[Saved data entries]
---*---

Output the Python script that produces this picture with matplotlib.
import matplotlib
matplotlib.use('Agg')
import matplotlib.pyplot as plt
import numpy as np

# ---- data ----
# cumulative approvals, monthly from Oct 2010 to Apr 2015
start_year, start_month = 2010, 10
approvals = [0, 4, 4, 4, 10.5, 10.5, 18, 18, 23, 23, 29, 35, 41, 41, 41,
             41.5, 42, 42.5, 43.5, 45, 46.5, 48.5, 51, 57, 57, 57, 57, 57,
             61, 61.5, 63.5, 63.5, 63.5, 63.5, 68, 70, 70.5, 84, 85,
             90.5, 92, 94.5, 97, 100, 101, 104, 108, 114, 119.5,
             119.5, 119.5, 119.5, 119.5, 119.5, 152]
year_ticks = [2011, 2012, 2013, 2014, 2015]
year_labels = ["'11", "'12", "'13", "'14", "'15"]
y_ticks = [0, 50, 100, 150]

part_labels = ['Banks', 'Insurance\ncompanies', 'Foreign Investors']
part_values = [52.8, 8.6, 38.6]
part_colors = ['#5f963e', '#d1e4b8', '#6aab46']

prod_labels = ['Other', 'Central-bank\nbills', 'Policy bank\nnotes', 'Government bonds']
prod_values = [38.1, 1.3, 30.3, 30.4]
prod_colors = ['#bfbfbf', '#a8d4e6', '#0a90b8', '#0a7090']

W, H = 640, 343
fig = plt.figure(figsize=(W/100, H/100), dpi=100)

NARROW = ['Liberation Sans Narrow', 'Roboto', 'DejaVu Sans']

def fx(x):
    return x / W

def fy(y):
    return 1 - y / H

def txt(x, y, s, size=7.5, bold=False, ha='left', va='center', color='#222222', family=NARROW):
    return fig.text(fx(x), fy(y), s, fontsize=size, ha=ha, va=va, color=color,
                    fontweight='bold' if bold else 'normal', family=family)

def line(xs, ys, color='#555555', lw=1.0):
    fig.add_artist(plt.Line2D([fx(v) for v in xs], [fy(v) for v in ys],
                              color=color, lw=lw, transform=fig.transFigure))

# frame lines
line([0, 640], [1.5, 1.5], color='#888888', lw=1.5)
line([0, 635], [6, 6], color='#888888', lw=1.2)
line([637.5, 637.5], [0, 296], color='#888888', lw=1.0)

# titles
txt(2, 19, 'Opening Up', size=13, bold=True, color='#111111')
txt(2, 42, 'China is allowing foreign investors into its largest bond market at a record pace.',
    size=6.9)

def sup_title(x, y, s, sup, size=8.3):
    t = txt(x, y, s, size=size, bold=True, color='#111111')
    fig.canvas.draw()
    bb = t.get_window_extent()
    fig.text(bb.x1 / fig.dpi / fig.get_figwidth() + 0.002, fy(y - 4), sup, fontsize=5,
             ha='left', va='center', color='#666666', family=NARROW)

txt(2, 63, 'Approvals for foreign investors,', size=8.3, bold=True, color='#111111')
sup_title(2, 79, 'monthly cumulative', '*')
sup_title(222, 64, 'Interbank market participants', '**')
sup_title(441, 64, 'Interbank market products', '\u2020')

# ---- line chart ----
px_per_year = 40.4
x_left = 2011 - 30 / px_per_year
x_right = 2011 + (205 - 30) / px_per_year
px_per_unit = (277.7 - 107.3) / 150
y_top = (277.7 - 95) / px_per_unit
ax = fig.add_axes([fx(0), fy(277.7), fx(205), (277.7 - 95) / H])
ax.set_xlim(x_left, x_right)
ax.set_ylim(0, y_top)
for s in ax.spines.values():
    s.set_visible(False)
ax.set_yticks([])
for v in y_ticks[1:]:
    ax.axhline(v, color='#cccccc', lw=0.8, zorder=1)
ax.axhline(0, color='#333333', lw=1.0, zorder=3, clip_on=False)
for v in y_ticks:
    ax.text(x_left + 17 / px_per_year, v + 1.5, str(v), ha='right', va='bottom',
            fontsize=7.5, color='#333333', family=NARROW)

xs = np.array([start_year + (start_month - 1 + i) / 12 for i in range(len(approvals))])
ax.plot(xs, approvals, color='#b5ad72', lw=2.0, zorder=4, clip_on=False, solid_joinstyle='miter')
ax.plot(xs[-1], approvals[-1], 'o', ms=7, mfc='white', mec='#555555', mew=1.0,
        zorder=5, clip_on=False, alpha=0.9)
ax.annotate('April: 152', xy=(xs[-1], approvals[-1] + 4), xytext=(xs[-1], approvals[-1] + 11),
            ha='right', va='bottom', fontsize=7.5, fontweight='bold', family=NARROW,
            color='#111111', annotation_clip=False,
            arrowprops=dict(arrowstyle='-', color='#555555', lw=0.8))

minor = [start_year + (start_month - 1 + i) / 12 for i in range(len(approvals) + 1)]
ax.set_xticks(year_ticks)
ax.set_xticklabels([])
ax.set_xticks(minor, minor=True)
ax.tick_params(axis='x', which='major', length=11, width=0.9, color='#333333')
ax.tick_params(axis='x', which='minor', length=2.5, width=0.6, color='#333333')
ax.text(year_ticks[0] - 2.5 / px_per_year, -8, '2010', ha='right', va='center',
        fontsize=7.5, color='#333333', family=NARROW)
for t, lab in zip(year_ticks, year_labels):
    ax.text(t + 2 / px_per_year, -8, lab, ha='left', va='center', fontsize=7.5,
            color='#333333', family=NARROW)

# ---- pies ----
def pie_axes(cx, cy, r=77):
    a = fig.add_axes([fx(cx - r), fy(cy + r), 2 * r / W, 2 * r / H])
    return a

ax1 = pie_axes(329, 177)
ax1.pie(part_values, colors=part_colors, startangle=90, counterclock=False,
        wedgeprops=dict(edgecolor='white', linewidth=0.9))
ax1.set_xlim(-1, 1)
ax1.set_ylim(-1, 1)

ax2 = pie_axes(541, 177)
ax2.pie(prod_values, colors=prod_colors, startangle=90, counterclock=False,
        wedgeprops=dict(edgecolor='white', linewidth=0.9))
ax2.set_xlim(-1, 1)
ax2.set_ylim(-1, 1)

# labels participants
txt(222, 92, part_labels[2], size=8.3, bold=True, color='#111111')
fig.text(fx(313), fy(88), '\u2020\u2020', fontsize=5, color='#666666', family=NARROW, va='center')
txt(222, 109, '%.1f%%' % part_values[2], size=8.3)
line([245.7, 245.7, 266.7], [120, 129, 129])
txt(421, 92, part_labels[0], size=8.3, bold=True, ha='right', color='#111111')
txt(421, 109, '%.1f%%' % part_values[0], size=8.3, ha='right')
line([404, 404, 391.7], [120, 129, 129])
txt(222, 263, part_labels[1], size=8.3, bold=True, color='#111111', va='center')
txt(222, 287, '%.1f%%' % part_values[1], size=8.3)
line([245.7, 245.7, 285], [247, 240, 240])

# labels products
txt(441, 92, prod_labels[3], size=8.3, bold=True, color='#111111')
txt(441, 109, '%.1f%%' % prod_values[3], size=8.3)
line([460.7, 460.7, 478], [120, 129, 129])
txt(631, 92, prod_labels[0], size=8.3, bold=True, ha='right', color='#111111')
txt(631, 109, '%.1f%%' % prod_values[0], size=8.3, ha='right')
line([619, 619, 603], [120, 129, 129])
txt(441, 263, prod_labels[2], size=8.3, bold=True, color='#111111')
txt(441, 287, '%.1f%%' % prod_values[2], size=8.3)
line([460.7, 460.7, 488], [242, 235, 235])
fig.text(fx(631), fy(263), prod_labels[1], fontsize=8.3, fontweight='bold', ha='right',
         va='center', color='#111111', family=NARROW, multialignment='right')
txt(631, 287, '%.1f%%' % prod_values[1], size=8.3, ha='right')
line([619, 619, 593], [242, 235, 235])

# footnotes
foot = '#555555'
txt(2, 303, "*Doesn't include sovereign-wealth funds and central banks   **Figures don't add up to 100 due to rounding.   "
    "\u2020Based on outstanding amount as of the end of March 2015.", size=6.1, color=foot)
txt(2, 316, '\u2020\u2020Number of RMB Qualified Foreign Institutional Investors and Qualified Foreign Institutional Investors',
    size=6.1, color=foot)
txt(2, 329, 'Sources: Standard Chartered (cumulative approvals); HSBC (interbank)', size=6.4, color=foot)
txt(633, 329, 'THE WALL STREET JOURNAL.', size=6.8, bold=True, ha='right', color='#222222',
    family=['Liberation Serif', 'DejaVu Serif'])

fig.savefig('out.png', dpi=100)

---*---

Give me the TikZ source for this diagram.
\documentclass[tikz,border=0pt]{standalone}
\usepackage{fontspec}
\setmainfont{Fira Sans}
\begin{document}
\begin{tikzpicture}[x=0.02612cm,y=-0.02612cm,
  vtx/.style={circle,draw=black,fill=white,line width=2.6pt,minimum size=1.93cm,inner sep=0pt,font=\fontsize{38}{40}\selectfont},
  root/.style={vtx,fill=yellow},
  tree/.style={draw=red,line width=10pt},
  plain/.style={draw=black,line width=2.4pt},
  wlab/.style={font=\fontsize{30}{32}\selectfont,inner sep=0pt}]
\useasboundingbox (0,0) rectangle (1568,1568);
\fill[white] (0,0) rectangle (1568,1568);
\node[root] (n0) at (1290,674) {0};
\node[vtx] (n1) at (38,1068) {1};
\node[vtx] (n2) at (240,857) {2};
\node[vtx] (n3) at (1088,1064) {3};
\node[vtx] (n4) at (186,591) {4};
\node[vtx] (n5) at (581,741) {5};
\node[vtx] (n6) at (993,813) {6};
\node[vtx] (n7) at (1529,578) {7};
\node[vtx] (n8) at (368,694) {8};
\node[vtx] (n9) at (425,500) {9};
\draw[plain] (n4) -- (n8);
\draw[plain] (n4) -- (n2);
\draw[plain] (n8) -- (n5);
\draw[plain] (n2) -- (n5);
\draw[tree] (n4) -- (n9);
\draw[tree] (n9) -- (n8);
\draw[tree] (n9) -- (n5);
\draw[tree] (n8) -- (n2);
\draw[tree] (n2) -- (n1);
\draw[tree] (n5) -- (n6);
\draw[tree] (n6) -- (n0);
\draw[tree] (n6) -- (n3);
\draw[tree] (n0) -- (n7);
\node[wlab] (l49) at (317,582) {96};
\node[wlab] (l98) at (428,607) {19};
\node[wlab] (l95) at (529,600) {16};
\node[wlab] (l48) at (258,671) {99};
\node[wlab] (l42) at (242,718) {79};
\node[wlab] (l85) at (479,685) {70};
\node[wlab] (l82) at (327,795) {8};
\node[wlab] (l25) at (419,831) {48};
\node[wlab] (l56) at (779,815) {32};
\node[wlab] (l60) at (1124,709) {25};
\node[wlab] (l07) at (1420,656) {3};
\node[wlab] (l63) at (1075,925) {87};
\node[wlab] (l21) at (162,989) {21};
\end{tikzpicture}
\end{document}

---*---

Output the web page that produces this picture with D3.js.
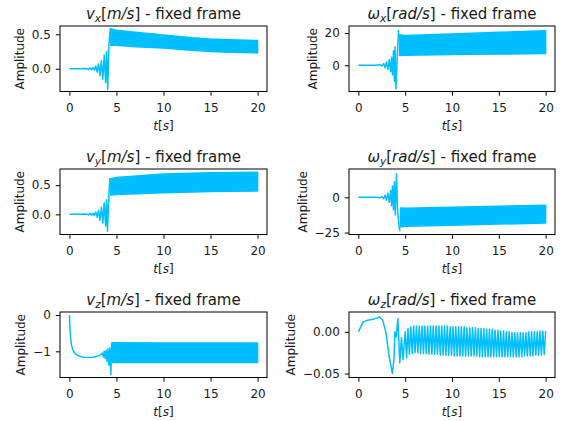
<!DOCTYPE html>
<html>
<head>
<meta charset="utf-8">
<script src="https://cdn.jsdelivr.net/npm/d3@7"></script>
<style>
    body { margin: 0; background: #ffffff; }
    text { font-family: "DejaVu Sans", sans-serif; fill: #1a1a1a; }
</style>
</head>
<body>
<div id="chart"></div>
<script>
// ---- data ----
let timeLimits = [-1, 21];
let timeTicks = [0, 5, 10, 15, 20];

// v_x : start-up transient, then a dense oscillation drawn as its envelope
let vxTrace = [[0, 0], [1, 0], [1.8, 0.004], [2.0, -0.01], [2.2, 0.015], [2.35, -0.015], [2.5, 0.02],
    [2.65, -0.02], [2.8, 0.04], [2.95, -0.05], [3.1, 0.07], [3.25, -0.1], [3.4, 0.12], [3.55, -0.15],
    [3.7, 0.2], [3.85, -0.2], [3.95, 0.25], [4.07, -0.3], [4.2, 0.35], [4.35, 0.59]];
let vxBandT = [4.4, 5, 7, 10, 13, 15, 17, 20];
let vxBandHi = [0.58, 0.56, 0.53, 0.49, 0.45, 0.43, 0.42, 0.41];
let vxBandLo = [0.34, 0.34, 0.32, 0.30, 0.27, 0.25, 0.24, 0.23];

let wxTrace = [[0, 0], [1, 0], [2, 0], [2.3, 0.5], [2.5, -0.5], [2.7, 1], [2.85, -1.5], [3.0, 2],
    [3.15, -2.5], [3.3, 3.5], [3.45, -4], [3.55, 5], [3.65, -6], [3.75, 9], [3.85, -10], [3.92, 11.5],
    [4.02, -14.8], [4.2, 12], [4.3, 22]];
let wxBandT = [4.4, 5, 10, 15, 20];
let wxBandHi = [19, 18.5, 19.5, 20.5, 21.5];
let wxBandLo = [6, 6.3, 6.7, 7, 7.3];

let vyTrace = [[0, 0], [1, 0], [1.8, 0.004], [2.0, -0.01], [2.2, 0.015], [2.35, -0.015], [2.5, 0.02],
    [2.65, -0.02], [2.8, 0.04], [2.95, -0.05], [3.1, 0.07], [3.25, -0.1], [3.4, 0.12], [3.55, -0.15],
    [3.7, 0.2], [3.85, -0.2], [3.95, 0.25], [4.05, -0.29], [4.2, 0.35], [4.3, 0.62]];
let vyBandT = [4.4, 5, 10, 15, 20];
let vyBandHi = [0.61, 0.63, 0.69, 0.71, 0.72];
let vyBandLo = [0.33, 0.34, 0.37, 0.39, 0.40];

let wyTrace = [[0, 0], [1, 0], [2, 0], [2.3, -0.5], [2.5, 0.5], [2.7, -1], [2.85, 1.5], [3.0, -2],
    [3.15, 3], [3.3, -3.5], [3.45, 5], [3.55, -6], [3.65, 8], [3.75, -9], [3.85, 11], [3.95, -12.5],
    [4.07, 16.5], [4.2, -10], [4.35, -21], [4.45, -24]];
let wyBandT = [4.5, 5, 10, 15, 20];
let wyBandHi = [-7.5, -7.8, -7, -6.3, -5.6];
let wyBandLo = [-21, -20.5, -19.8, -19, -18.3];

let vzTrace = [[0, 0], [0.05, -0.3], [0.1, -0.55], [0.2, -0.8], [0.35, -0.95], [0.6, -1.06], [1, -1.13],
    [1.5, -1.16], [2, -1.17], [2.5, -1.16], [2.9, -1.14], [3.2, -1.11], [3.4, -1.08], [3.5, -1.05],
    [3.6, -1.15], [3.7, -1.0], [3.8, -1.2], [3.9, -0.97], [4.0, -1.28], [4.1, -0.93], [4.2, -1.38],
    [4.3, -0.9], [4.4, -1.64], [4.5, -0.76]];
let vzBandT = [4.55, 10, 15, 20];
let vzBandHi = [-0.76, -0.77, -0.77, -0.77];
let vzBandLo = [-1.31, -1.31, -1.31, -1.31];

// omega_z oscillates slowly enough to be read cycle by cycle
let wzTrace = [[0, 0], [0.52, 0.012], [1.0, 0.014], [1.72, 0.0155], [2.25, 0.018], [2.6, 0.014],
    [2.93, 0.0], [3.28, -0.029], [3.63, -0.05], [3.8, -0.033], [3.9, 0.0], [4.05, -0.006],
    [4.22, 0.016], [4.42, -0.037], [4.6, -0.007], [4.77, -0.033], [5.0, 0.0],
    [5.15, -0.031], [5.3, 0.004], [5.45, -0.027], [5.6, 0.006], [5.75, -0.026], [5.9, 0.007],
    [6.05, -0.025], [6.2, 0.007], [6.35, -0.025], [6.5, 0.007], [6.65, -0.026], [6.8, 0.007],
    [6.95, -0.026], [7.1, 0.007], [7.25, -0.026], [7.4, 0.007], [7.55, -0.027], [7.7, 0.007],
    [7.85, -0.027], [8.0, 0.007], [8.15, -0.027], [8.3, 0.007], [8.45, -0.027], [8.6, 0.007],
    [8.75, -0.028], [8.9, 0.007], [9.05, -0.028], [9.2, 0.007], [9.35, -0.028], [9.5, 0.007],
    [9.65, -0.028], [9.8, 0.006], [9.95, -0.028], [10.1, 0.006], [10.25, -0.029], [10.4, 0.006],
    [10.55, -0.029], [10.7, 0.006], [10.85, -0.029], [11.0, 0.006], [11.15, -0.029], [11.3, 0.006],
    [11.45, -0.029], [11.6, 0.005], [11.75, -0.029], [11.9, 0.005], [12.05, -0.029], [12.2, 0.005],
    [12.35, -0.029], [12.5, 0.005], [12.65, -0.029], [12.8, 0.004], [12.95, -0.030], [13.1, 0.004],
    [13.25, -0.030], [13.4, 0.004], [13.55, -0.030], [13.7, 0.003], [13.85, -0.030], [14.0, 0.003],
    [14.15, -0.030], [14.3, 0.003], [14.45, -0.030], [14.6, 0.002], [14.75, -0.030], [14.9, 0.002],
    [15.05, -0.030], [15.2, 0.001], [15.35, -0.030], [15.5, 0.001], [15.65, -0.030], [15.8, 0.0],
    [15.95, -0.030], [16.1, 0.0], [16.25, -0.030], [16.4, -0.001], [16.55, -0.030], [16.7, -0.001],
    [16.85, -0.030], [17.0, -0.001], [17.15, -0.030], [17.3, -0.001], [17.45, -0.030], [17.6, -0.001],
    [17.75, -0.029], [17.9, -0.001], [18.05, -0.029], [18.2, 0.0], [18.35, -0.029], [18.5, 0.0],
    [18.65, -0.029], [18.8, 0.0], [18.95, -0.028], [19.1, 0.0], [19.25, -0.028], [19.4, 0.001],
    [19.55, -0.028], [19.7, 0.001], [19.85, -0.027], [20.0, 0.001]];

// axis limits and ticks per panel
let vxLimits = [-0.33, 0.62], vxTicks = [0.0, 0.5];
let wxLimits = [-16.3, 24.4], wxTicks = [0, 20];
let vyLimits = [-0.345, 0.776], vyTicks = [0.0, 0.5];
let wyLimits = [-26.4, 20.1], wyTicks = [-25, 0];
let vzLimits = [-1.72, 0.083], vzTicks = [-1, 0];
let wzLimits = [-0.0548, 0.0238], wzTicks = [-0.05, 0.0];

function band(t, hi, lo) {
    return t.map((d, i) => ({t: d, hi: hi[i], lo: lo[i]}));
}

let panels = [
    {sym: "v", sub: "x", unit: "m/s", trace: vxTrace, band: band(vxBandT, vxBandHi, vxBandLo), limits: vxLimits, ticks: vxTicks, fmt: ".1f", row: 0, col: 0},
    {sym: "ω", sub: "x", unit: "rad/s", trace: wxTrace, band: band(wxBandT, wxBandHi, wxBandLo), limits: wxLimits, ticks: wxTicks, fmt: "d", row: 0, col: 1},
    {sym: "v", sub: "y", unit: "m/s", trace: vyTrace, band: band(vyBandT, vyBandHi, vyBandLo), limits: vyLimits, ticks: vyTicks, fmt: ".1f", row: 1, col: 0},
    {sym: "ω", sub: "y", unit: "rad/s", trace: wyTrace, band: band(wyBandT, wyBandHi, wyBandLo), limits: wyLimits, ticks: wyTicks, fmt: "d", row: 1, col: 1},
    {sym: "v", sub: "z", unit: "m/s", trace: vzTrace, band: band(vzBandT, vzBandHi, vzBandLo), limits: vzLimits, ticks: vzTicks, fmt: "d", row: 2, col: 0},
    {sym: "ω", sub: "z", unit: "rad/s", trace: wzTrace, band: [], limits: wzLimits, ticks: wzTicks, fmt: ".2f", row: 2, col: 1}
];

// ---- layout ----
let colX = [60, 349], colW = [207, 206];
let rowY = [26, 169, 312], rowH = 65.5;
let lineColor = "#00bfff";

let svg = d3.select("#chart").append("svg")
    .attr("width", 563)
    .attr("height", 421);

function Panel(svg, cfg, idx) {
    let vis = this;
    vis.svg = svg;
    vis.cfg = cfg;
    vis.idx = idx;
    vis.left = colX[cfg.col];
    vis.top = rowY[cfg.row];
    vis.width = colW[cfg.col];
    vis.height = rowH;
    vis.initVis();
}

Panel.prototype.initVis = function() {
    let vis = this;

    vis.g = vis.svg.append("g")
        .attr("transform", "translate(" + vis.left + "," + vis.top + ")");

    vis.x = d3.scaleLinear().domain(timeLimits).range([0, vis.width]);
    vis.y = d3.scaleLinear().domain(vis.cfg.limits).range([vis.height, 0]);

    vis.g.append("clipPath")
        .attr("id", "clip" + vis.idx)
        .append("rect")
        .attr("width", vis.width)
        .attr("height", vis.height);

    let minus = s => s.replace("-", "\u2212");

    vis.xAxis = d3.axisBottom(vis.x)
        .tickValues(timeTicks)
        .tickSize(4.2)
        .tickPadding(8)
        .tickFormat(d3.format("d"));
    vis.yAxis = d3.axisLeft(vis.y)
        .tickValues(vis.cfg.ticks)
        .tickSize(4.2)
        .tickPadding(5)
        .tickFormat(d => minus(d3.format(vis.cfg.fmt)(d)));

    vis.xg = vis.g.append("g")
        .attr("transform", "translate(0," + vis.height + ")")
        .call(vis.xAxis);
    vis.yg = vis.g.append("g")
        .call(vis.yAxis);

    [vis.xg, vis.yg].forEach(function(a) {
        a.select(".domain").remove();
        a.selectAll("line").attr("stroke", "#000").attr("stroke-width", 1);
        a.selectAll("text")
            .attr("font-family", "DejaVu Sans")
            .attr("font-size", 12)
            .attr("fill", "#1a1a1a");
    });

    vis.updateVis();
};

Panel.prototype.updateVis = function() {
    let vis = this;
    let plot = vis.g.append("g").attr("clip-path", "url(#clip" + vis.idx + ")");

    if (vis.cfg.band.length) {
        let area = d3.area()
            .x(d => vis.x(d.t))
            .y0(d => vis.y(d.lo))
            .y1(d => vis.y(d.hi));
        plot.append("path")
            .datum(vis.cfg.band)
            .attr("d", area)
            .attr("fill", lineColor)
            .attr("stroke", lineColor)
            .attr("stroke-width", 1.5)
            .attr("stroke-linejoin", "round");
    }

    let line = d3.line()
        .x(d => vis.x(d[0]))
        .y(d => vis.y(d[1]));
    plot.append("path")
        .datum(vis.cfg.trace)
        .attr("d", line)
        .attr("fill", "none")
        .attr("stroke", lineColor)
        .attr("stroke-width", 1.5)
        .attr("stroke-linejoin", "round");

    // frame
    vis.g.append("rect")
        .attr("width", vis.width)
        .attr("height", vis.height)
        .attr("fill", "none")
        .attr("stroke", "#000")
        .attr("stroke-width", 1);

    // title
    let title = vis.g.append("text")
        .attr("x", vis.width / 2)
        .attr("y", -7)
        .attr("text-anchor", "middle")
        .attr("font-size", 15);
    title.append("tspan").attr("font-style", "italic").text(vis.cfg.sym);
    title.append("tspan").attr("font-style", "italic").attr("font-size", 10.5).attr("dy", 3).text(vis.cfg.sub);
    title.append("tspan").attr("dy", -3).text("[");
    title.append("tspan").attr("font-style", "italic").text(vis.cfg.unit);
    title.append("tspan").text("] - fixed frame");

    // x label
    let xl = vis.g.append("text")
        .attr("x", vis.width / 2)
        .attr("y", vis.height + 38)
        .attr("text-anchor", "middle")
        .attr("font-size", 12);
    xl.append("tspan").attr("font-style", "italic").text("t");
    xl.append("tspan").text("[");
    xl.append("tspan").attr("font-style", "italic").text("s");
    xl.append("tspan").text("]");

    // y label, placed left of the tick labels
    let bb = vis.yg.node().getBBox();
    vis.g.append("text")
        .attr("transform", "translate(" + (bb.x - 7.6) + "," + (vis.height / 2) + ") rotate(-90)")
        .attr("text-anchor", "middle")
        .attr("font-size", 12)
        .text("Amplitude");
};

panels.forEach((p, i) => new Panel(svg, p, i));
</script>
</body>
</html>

---*---

Scan the entries above. Copy each line that has the string "with".

REPLY TO THE EXERCISE:
Output the Python script that produces this picture with matplotlib.
Output the web page that produces this picture with D3.js.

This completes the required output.